Eran nuestras últimas vacaciones en familia antes de que nuestro hijo mayor fuera a estudiar a la universidad. Mientras nos sentábamos en el banco trasero de una pequeña iglesia junto al mar, se me llenó el corazón de amor al ver uno al lado del otro a mis cinco hijos, bastante bien arreglados. Pensando en las presiones y los desafíos que enfrentaría cada uno, oré en silencio: Señor, por favor, protégelos espiritualmente y que se mantengan cerca de ti.
El último himno tenía un coro impactante, basado en 2 Timoteo 1:12: «… yo sé a quién he creído, y estoy seguro que es poderoso para guardar mi depósito para aquel día». Eso me generó una sensación de paz, al asegurarme que Dios guardaría sus almas.

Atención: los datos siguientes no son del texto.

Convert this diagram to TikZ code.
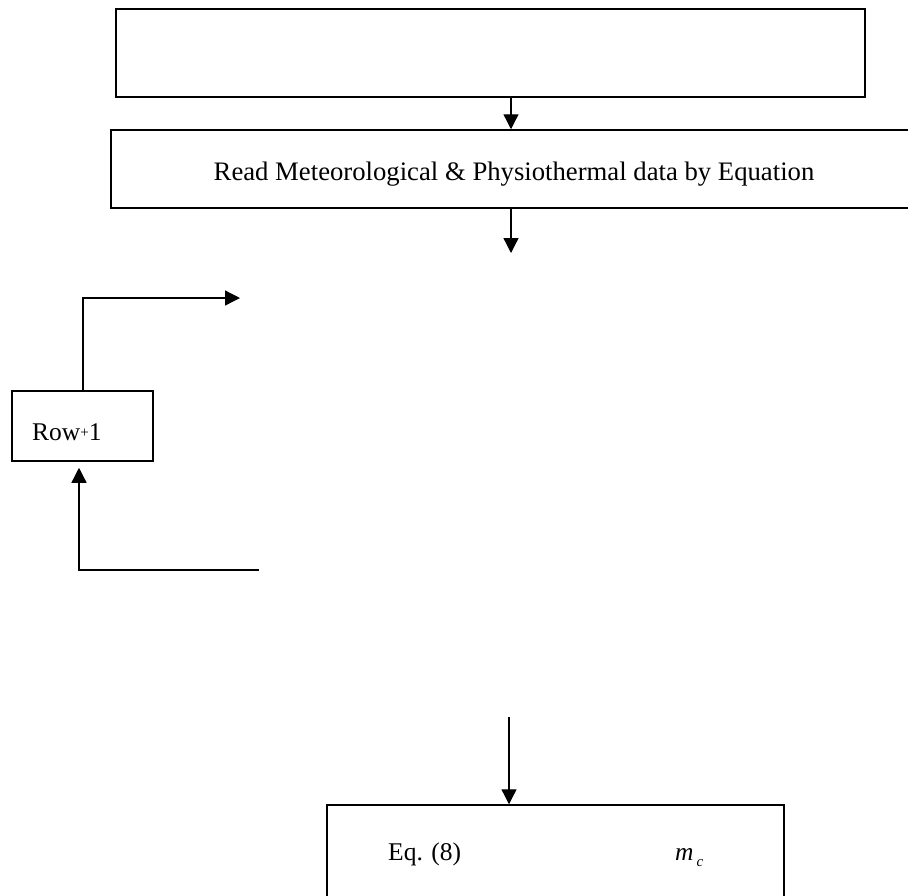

Ya han pasado varios años. Algunos de mis hijos anduvieron de acá para allá y otros directamente se rebelaron. A veces, he dudado de la fidelidad de Dios. Entonces, me acuerdo de Abraham: tropezó, pero nunca desconfió de la promesa que había recibido (Génesis 15:5-6; Romanos 4:20-21). Durante años de espera y de intentos equivocados de ayudar a resolver las cosas, se mantuvo aferrado a la promesa del Señor… y nació Isaac.
Este recordatorio de confianza me resulta alentador. Le pedimos cosas a Dios, recordamos que le importa, conocemos su poder y le agradecemos por su fidelidad.